There is also a misconception that paying off a home mortgage is a path to
financial or retirement security. The reality is that tapping the equity is
expensive: Home-equity loans or lines of credit made with low qualifying incomes
often command high interest rates and costs. If an emergency occurs—the loss of
a job, or a business setback—it's likely that the same conditions creating the
problem will lower the value and impede the marketability of the home and
curtail the availability of financing for a buyer. Funds set aside for
emergencies should always be liquid assets.
Is it wise for coming generations to continue to view ownership as the
cornerstone of personal finance? Young people planning for retirement
increasingly face a choice between house payments and contributions to
retirement accounts. They simply can't afford both. With the specter of looming
cuts in Social Security and other entitlement programs, or even possible
systemic insolvency, the challenge for tomorrow's retirees is income
self-sufficiency.
A nation of house buyers becomes captive to the economic cyclicality caused
by bursts of construction activity, and it is not lifted or sustained by the
limited levels of service employment related to existing housing. By contrast, a
nation of business startups and investors supports our capital markets and
creates long-term employment, income, exports and the myriad technological
advancements desperately needed by an expanding American society.

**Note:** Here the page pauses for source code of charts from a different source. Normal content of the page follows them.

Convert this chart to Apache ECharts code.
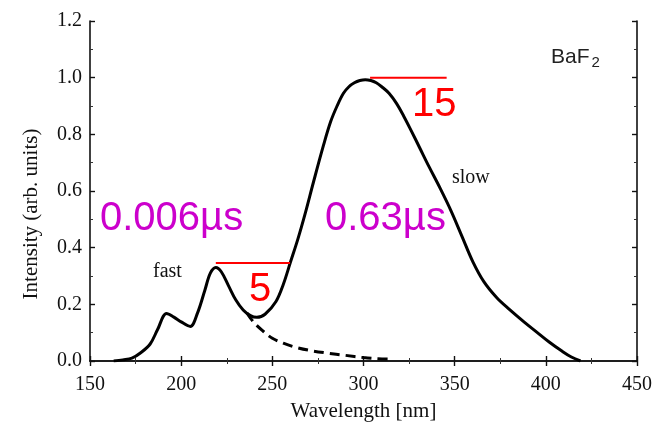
<!DOCTYPE html>
<html>
<head>
<meta charset="utf-8">
<script src="https://cdn.jsdelivr.net/npm/echarts@6/dist/echarts.min.js"></script>
<style>html,body{margin:0;padding:0;background:#fff}#c{width:672px;height:427px}</style>
</head>
<body>
<div id="c"></div>
<script>
// Axis ticks
var xTicks = [150, 200, 250, 300, 350, 400, 450];
var yTicks = [0.0, 0.2, 0.4, 0.6, 0.8, 1.0, 1.2];

// Total emission (solid)
var mainX = [163, 168, 173, 178, 183, 187, 192, 196, 200, 205, 209, 213, 216, 219, 222, 226, 230, 234, 238, 241.5, 246, 252, 256, 260, 264, 268, 272.5, 278, 282, 285.5, 289, 292, 295, 298, 301, 304, 307, 310, 314, 318, 322, 326, 331, 336, 342, 348, 354, 360, 366, 373, 380, 388, 395, 402, 409, 414, 419];
var mainY = [0.0, 0.004, 0.01, 0.03, 0.06, 0.11, 0.168, 0.155, 0.138, 0.122, 0.17, 0.25, 0.31, 0.33, 0.315, 0.265, 0.215, 0.18, 0.16, 0.154, 0.165, 0.21, 0.27, 0.35, 0.43, 0.52, 0.63, 0.76, 0.845, 0.9, 0.945, 0.968, 0.982, 0.99, 0.993, 0.99, 0.982, 0.968, 0.945, 0.91, 0.865, 0.815, 0.75, 0.685, 0.61, 0.53, 0.44, 0.35, 0.28, 0.224, 0.182, 0.138, 0.102, 0.066, 0.034, 0.014, 0.0];

// Fast component tail (dashed)
var fastX = [236, 240, 245, 250, 256, 262, 270, 280, 290, 300, 308, 315];
var fastY = [0.17, 0.135, 0.105, 0.08, 0.063, 0.05, 0.038, 0.028, 0.02, 0.012, 0.008, 0.007];

// Red annotation lines
var red15X = [303.6, 345.6];
var red15Y = [1.0, 1.0];
var red5X = [219, 259.7];
var red5Y = [0.346, 0.346];

function pairs(xs, ys) { return xs.map(function (x, i) { return [x, ys[i]]; }); }

var chart = echarts.init(document.getElementById('c'), null, { renderer: 'canvas' });
var serif = 'Liberation Serif';
var sans = 'Liberation Sans';
var axisLineStyle = { color: '#111', width: 1.6 };

var option = {
  animation: false,
  backgroundColor: '#fff',
  grid: { left: 90, right: 35, top: 21, bottom: 63, containLabel: false },
  xAxis: [{
    type: 'value', min: xTicks[0], max: xTicks[xTicks.length - 1], interval: 50,
    axisLine: { show: true, lineStyle: axisLineStyle },
    axisTick: { show: true, inside: true, length: 5, lineStyle: { color: '#111', width: 1.4 } },
    minorTick: { show: true, splitNumber: 2, length: 3, lineStyle: { color: '#333', width: 1 } },
    splitLine: { show: false },
    axisLabel: { fontFamily: serif, fontSize: 20, color: '#111', margin: 14 },
    name: 'Wavelength [nm]', nameLocation: 'middle', nameGap: 40,
    nameTextStyle: { fontFamily: serif, fontSize: 21, color: '#111' }
  }, {
    type: 'value', position: 'top', min: xTicks[0], max: xTicks[xTicks.length - 1], interval: 50,
    axisLine: { show: true, lineStyle: axisLineStyle },
    axisTick: { show: true, inside: true, length: 5, lineStyle: { color: '#111', width: 1.4 } },
    minorTick: { show: true, splitNumber: 2, length: 3, lineStyle: { color: '#333', width: 1 } },
    splitLine: { show: false }, axisLabel: { show: false }
  }],
  yAxis: [{
    type: 'value', min: yTicks[0], max: yTicks[yTicks.length - 1], interval: 0.2,
    axisLine: { show: true, lineStyle: axisLineStyle },
    axisTick: { show: true, inside: true, length: 5, lineStyle: { color: '#111', width: 1.4 } },
    minorTick: { show: true, splitNumber: 2, length: 3, lineStyle: { color: '#333', width: 1 } },
    splitLine: { show: false },
    axisLabel: { fontFamily: serif, fontSize: 20, color: '#111', margin: 8, padding: [0, 0, 10, 0],
      formatter: function (v) { return v.toFixed(1); } }
  }, {
    type: 'value', position: 'right', min: yTicks[0], max: yTicks[yTicks.length - 1], interval: 0.2,
    axisLine: { show: true, lineStyle: axisLineStyle },
    axisTick: { show: true, inside: true, length: 5, lineStyle: { color: '#111', width: 1.4 } },
    minorTick: { show: true, splitNumber: 2, length: 3, lineStyle: { color: '#333', width: 1 } },
    splitLine: { show: false }, axisLabel: { show: false }
  }],
  series: [{
    name: 'total', type: 'line', data: pairs(mainX, mainY), showSymbol: false, smooth: 0.35,
    lineStyle: { color: '#000', width: 3 }, z: 3
  }, {
    name: 'fast', type: 'line', data: pairs(fastX, fastY), showSymbol: false, smooth: 0.35,
    lineStyle: { color: '#000', width: 3, type: [10, 6] }, z: 3
  }, {
    name: 'red15', type: 'line', data: pairs(red15X, red15Y), showSymbol: false,
    lineStyle: { color: '#ff0000', width: 2 }, z: 4
  }, {
    name: 'red5', type: 'line', data: pairs(red5X, red5Y), showSymbol: false,
    lineStyle: { color: '#ff0000', width: 2 }, z: 4
  }],
  graphic: [
    { type: 'text', x: 31, y: 214, rotation: Math.PI / 2,
      style: { text: 'Intensity (arb. units)', font: '21px "Liberation Serif"', fill: '#111', align: 'center', verticalAlign: 'middle' } },
    { type: 'text', x: 100, y: 219, z: 10,
      style: { text: '0.006\u00b5s', font: '40px "Liberation Sans"', fill: '#cc00cc', align: 'left', verticalAlign: 'middle' } },
    { type: 'text', x: 325, y: 219, z: 10,
      style: { text: '0.63\u00b5s', font: '40px "Liberation Sans"', fill: '#cc00cc', align: 'left', verticalAlign: 'middle' } },
    { type: 'text', x: 412, y: 105, z: 10,
      style: { text: '15', font: '40px "Liberation Sans"', fill: '#ff0000', align: 'left', verticalAlign: 'middle' } },
    { type: 'text', x: 249, y: 290, z: 10,
      style: { text: '5', font: '40px "Liberation Sans"', fill: '#ff0000', align: 'left', verticalAlign: 'middle' } },
    { type: 'text', x: 153, y: 272, z: 10,
      style: { text: 'fast', font: '20px "Liberation Serif"', fill: '#111', align: 'left', verticalAlign: 'middle' } },
    { type: 'text', x: 452, y: 178, z: 10,
      style: { text: 'slow', font: '20px "Liberation Serif"', fill: '#111', align: 'left', verticalAlign: 'middle' } },
    { type: 'text', x: 551, y: 57, z: 10,
      style: { text: '{a|BaF}{b|2}', align: 'left', verticalAlign: 'middle',
        rich: { a: { fontFamily: sans, fontSize: 21, fill: '#222', color: '#222' },
                b: { fontFamily: sans, fontSize: 15, fill: '#222', color: '#222', padding: [12, 0, 0, 2] } } } }
  ]
};
chart.setOption(option);
</script>
</body>
</html>
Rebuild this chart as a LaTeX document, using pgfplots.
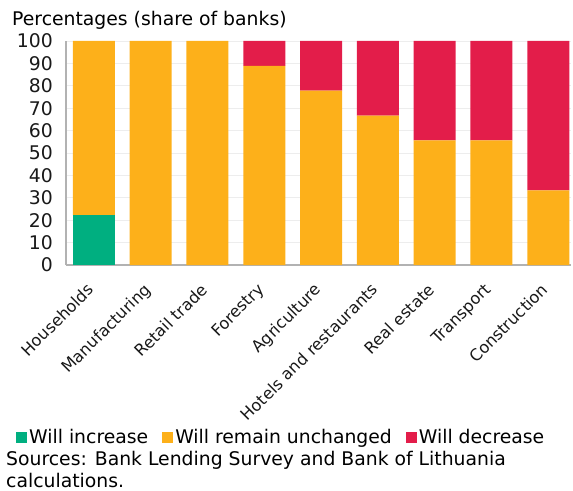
\documentclass[border=0pt]{standalone}
\usepackage{fontspec}
\setmainfont{DejaVu Sans}
\usepackage{pgfplots}
\pgfplotsset{compat=1.18}
\definecolor{cgreen}{HTML}{00AF80}
\definecolor{corange}{HTML}{FDB01A}
\definecolor{cred}{HTML}{E31D4A}
\newcommand{\fs}{\fontsize{18.8}{22}\selectfont}
\begin{document}
\begin{tikzpicture}[x=1pt,y=1pt]
\useasboundingbox (0,0) rectangle (573,490);
\begin{axis}[
  at={(66pt,225pt)}, anchor=south west,
  scale only axis, width=505pt, height=224pt,
  ybar stacked, bar width=42pt,
  xmin=-0.49, xmax=8.4, ymin=0, ymax=100,
  ytick={0,10,...,100},
  xtick={0,...,8},
  xticklabels={Households,Manufacturing,Retail trade,Forestry,Agriculture,Hotels and restaurants,Real estate,Transport,Construction},
  major tick length=0pt,
  axis x line*=bottom, axis y line*=left,
  axis line style={-, draw=black!30, line width=1.3pt},
  ymajorgrids, grid style={draw=black!7, line width=0.8pt},
  /pgf/number format/assume math mode=true,
  yticklabel style={font=\fs, text=black!90, anchor=east, inner sep=0pt, xshift=-13pt},
  xticklabel style={font=\fontsize{16.2}{19}\selectfont, text=black!90, rotate=45, anchor=north east, inner sep=0pt, xshift=-17.5pt, yshift=-6.5pt},
  legend style={at={(-0.099,-0.768)}, anchor=west, draw=none, fill=none,
    legend columns=-1, font=\fs,
    column sep=0pt, inner sep=0pt,
    /tikz/every even column/.append style={column sep=12pt}},
  legend cell align=left,
]
\addplot[fill=cgreen, draw=none, legend image code/.code={\fill[cgreen] (0pt,-5.5pt) rectangle (11pt,5.5pt);}] coordinates {(0,22.2) (1,0) (2,0) (3,0) (4,0) (5,0) (6,0) (7,0) (8,0)};
\addplot[fill=corange, draw=none, legend image code/.code={\fill[corange] (0pt,-5.5pt) rectangle (11pt,5.5pt);}] coordinates {(0,77.8) (1,100) (2,100) (3,88.9) (4,77.8) (5,66.7) (6,55.6) (7,55.6) (8,33.3)};
\addplot[fill=cred, draw=none, legend image code/.code={\fill[cred] (0pt,-5.5pt) rectangle (11pt,5.5pt);}] coordinates {(0,0) (1,0) (2,0) (3,11.1) (4,22.2) (5,33.3) (6,44.4) (7,44.4) (8,66.7)};
\legend{Will increase,Will remain unchanged,Will decrease}
\end{axis}
\node[anchor=west, inner sep=0pt, font=\fs] at (12,470) {Percentages (share of banks)};
\node[anchor=west, inner sep=0pt, font=\fs] at (6,30) {Sources: Bank Lending Survey and Bank of Lithuania};
\node[anchor=west, inner sep=0pt, font=\fs] at (6,10) {calculations.};
\end{tikzpicture}
\end{document}
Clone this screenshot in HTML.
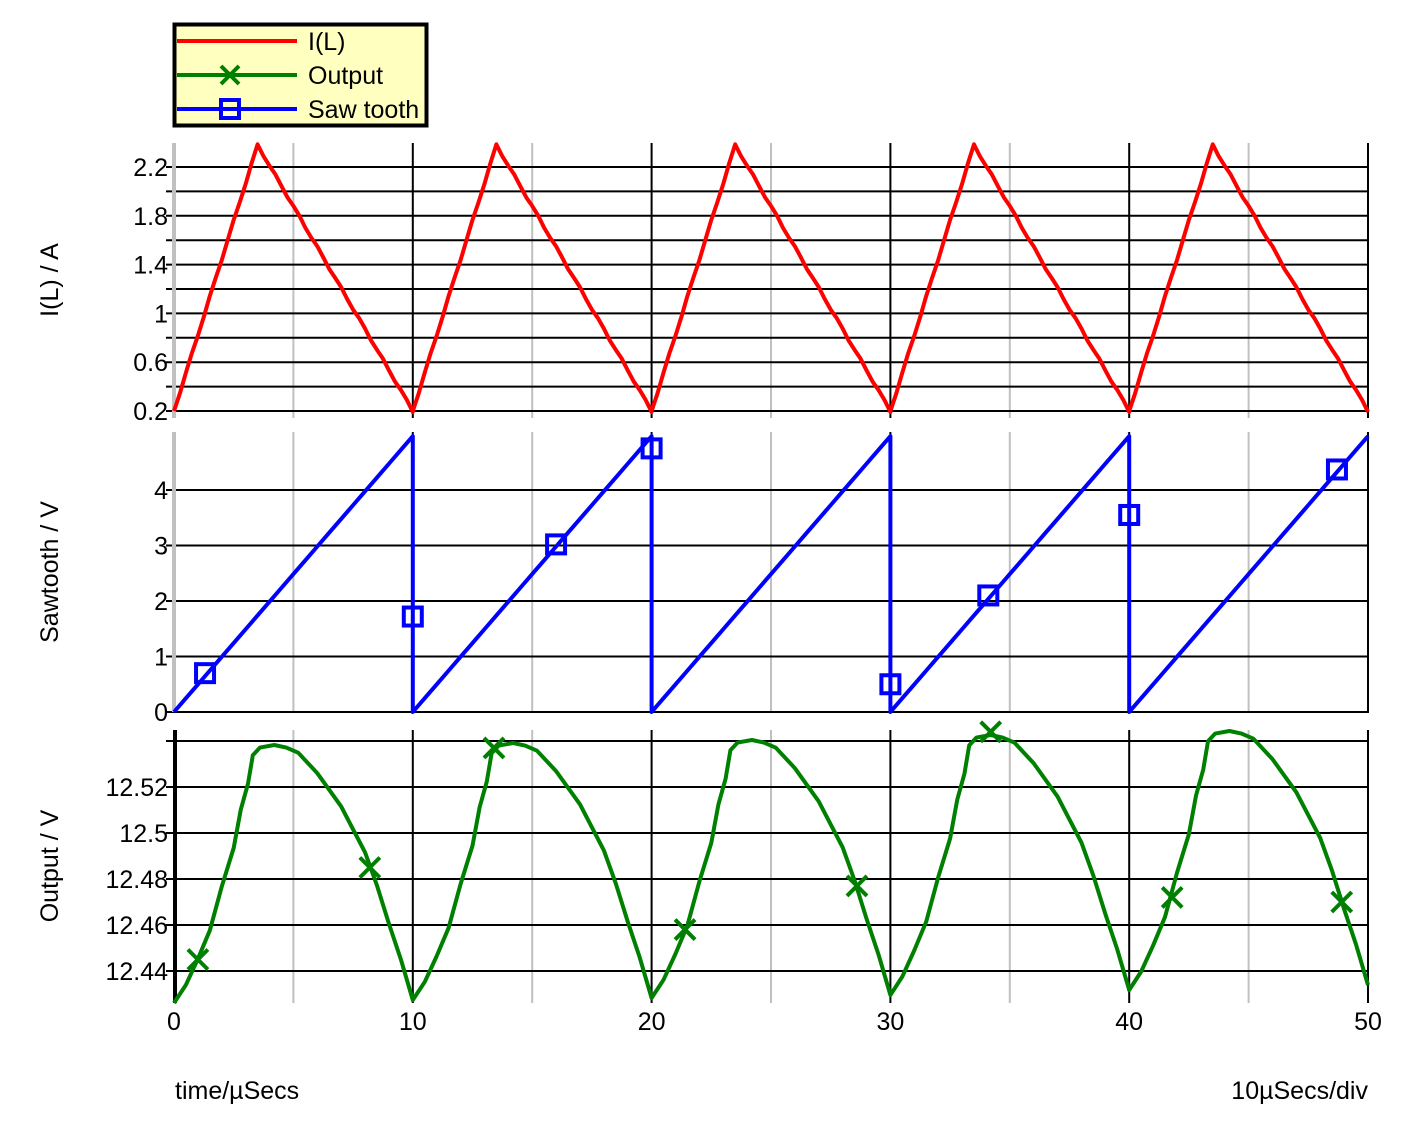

New home construction and the markets for existing homes should be recognized
as activities secondary to, and dependent on, employment. Healthy job markets
create healthy property markets, not the reverse. Housing demand driven by job
growth creates conditions capable of sustaining a stable level of construction
employment, attracting private equity investment, sustaining competitive private
debt markets, encouraging capital growth, and ensuring the lowest possible
housing prices.
Owner-occupied homes will always be the basis for healthy and stable
neighborhoods. But coming generations need to realize that while houses are
possessions and part of a good life, they are not always good investments on the
road to financial independence.
Mr. Bridges is professor of clinical finance and business economics at the University of Southern California's Marshall School of Business.